Alan Turing is a name that has grown in stature over the years. When I first got interested in computers all you really heard about was the Turing test – the idea of testing if a computer could think by having a conversation by teletype and seeing if you could tell if there was a computer or a human at the other end. Then came the revelations of the amazing code breaking work at Bletchley Park. Now, though, we know that Turing was much more than this, the single person who most deserves to be called the father of the computer (we allow Babbage to be grandfather).
All this and much more comes through in B. Jack Copeland’s superb biography of Turing. It’s not surprising this book (and its competitors) is on sale now. 2012 is the hundredth anniversary of Turing’s birth. And it is a timely reminder of just how important Turing was to the development of the the technology that is at the heart of much of our everyday lives (including the iPad I’m typing this on today).
If I had to find fault at all with this book, it can be a little summary in some aspects of Turing’s private life – but I suspect this reflects the lack of information from a very private man. However if, like me, you’re a bit of a computer geek it would be impossible not to be fascinated by the description of his ideas and the technology that was developed from them, beautifully written by Copeland. I’ve read plenty before about Enigma, but the section on this was still interesting, and the Tunny material (a later, more sophisticated German coding device, to crack which the Colossus computer was developed) was all new to me.
Similarly, I hadn’t realised how many firsts belong in the UK rather than the US. I knew Turing’s work led to the first stored program electronic computer – the first true computer in a modern sense – but I hadn’t realised, for instance that Turing was the first to write the code for computer generated music, with the first computer music in the world produced using that code in Manchester (contrary to the myths you are likely to see online).

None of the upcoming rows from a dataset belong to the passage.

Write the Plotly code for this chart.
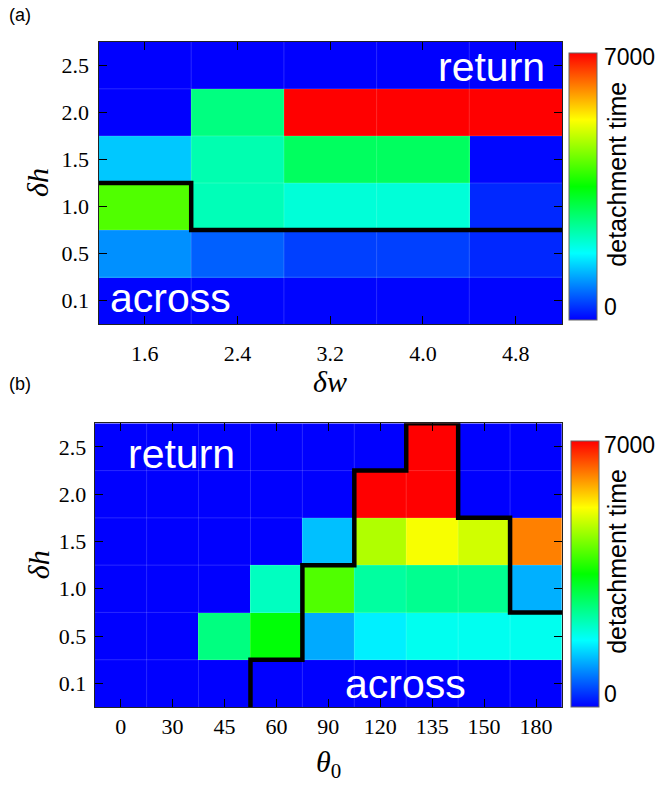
import plotly.graph_objects as go

W, H = 659, 785

# ---------------- data ----------------
dw_labels = ["1.6", "2.4", "3.2", "4.0", "4.8"]
theta_labels = ["0", "30", "45", "60", "90", "120", "135", "150", "180"]
dh_labels = ["0.1", "0.5", "1.0", "1.5", "2.0", "2.5"]

# panel (a): detachment time, one list per dh row (columns follow dw_labels)
a_dh01 = [20, 30, 30, 30, 30]
a_dh05 = [990, 660, 440, 440, 270]
a_dh10 = [4050, 2240, 2020, 2020, 275]
a_dh15 = [1370, 2290, 2845, 2845, 40]
a_dh20 = [0, 2625, 7000, 7000, 7000]
a_dh25 = [0, 0, 0, 0, 0]

# panel (b): detachment time, one list per dh row (columns follow theta_labels)
b_dh01 = [0, 0, 0, 0, 0, 0, 0, 0, 0]
b_dh05 = [0, 0, 2625, 3450, 1170, 1650, 1850, 1850, 1860]
b_dh10 = [0, 0, 0, 2185, 4050, 2400, 2510, 2510, 1210]
b_dh15 = [0, 0, 0, 0, 1320, 4710, 5200, 4930, 6120]
b_dh20 = [0, 0, 0, 0, 0, 7000, 7000, 0, 0]
b_dh25 = [0, 0, 0, 0, 0, 0, 7000, 0, 0]

# highest dh that still goes "across" for each column (None = none)
across_top_a = ["1.0", "0.5", "0.5", "0.5", "0.5"]
across_top_b = [None, None, None, "0.1", "1.0", "2.0", "2.5", "1.5", "0.5"]

zmin, zmax = 0, 7000
colorbar_ticks = [0, 7000]

# ---------------- styling ----------------
jet_hsv = [[0, "#0000ff"], [0.25, "#00ffff"], [0.5, "#00ff00"],
           [0.75, "#ffff00"], [1, "#ff0000"]]
SERIF = "Liberation Serif"
SANS = "Liberation Sans"


def px(x):
    return x / W


def py(y):
    return 1 - y / H


def boundary_path(tops):
    levels = [(dh_labels.index(t) if t is not None else -1) + 0.5 for t in tops]
    pts = []
    for i, lv in enumerate(levels):
        pts.append((i - 0.5, lv))
        pts.append((i + 0.5, lv))
    # drop leading points lying on the bottom edge (keep the last one)
    k = 0
    while k + 1 < len(pts) and pts[k][1] == -0.5 and pts[k + 1][1] == -0.5:
        k += 1
    pts = pts[k:]
    return [p[0] for p in pts], [p[1] for p in pts]


# plot-area pixel geometry
A = dict(l=98.5, r=562, t=41.7, b=324.3)
B = dict(l=94.7, r=562, t=423.3, b=707)
CBA = dict(l=569.3, t=53.3, b=320)
CBB = dict(l=570.7, t=441, b=706.7)

fig = go.Figure()

za = [a_dh01, a_dh05, a_dh10, a_dh15, a_dh20, a_dh25]
zb = [b_dh01, b_dh05, b_dh10, b_dh15, b_dh20, b_dh25]


def cbar(g):
    return dict(x=px(g["l"]), xanchor="left",
                y=py((g["t"] + g["b"]) / 2), yanchor="middle",
                len=(g["b"] - g["t"]) / H, lenmode="fraction",
                thickness=28, thicknessmode="pixels", xpad=0, ypad=0,
                outlinewidth=1, outlinecolor="#666666",
                showticklabels=False, ticks="")


fig.add_trace(go.Heatmap(z=za, x=list(range(len(dw_labels))), y=list(range(len(dh_labels))),
                         zmin=zmin, zmax=zmax, colorscale=jet_hsv,
                         colorbar=cbar(CBA), xaxis="x", yaxis="y"))
fig.add_trace(go.Heatmap(z=zb, x=list(range(len(theta_labels))), y=list(range(len(dh_labels))),
                         zmin=zmin, zmax=zmax, colorscale=jet_hsv,
                         colorbar=cbar(CBB), xaxis="x2", yaxis="y2"))

# faint cell separators (drawn under the boundary line)
for (xr, yr, nx) in (("x", "y", len(dw_labels)), ("x2", "y2", len(theta_labels))):
    ny = len(dh_labels)
    sx, sy = [], []
    for i in range(1, nx):
        sx += [i - 0.5, i - 0.5, None]
        sy += [-0.5, ny - 0.5, None]
    for j in range(1, ny):
        sx += [-0.5, nx - 0.5, None]
        sy += [j - 0.5, j - 0.5, None]
    fig.add_trace(go.Scatter(x=sx, y=sy, mode="lines", xaxis=xr, yaxis=yr,
                             line=dict(color="rgba(255,255,255,0.16)", width=1),
                             showlegend=False, hoverinfo="skip"))

xa, ya = boundary_path(across_top_a)
fig.add_trace(go.Scatter(x=xa, y=ya, mode="lines", line=dict(color="black", width=4.5),
                         xaxis="x", yaxis="y", showlegend=False, hoverinfo="skip"))
xb, yb = boundary_path(across_top_b)
fig.add_trace(go.Scatter(x=xb, y=yb, mode="lines", line=dict(color="black", width=4.5),
                         xaxis="x2", yaxis="y2", showlegend=False, hoverinfo="skip"))


def axis(dom, labels, anchor, standoff):
    return dict(domain=dom, anchor=anchor, range=[-0.5, len(labels) - 0.5],
                tickvals=list(range(len(labels))), ticktext=labels,
                ticks="inside", ticklen=8, tickwidth=1, tickcolor="black",
                showline=True, linecolor="#222222", linewidth=1, mirror="ticks",
                showgrid=False, zeroline=False, automargin=False,
                ticklabelstandoff=standoff,
                tickfont=dict(family=SERIF, size=22, color="black"))


fig.update_layout(
    width=W, height=H, autosize=False,
    margin=dict(l=0, r=0, t=0, b=0),
    paper_bgcolor="white", plot_bgcolor="white",
    xaxis=axis([px(A["l"]), px(A["r"])], dw_labels, "y", 9),
    yaxis=axis([py(A["b"]), py(A["t"])], dh_labels, "x", 4),
    xaxis2=axis([px(B["l"]), px(B["r"])], theta_labels, "y2", 0),
    yaxis2=axis([py(B["b"]), py(B["t"])], dh_labels, "x2", 3),
    showlegend=False,
)

ann = []


def text(t, x, y, size, family=SANS, color="black", xanchor="center", angle=0):
    ann.append(dict(text=t, x=px(x), y=py(y), xref="paper", yref="paper",
                    xanchor=xanchor, yanchor="middle", showarrow=False, textangle=angle,
                    font=dict(family=family, size=size, color=color)))


# panel letters
text("(a)", 7, 15, 18, xanchor="left")
text("(b)", 7, 384, 18, xanchor="left")
# axis titles
text("<i>δh</i>", 38, (A["t"] + A["b"]) / 2, 30, family=SERIF, angle=-90)
text("<i>δw</i>", (A["l"] + A["r"]) / 2, 381, 30, family=SERIF)
text("<i>δh</i>", 38, (B["t"] + B["b"]) / 2, 30, family=SERIF, angle=-90)
text("<i>θ</i><sub>0</sub>", (B["l"] + B["r"]) / 2, 764, 30, family=SERIF)
# region labels
text("return", 547, 67.2, 41, color="white", xanchor="right")
text("across", 108, 297.5, 41, color="white", xanchor="left")
text("return", 126, 454, 41, color="white", xanchor="left")
text("across", 343, 684, 41, color="white", xanchor="left")
# colorbar labels and titles
for g in (CBA, CBB):
    text(str(colorbar_ticks[1]), 601.7, g["t"] + 3.5, 23, xanchor="left")
    text(str(colorbar_ticks[0]), 601.7, g["b"] - 13, 23, xanchor="left")
    text("detachment time", 617, (g["t"] + g["b"]) / 2 - 12, 25, angle=-90)

fig.update_layout(annotations=ann)
fig.write_html("out.html", config={"displayModeBar": False},
               post_script="document.body.style.margin='0px';")
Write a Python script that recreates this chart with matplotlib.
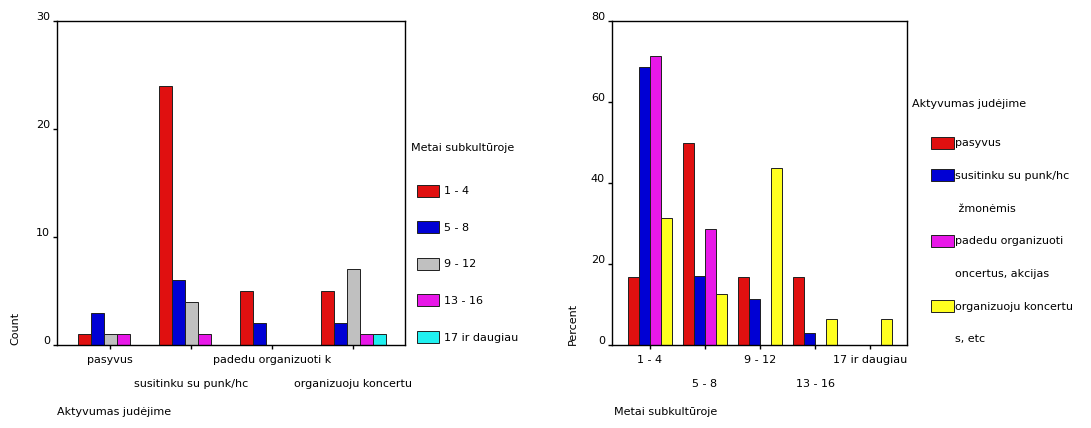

Although some of the personal life information is a little sketchy, Copeland really delivers on Turing’s death. I had always accepted the story that he committed suicide with a poisoned apple as a result of the ‘chemical castration’ he chose as an alternative to prison for admitting homosexual acts. Copeland tears this myth to pieces. Turing had endured the hormone treatment with amusement – and it had finished a year before his death. By then he was fully recovered. He appears to have been happy and positive at the time of his death. He left a part-eaten apple by his bed every night. And he was experimenting on electroplating in a room adjacent to his bedroom – using a solution that gave off hydrogen cyanide. The postmortem was very poor, without testing whether the cyanide that killed him had been ingested or inhaled. The evidence seems strong that Turing’s death was an unfortunate accident, not the tragic suicide that is usually portrayed.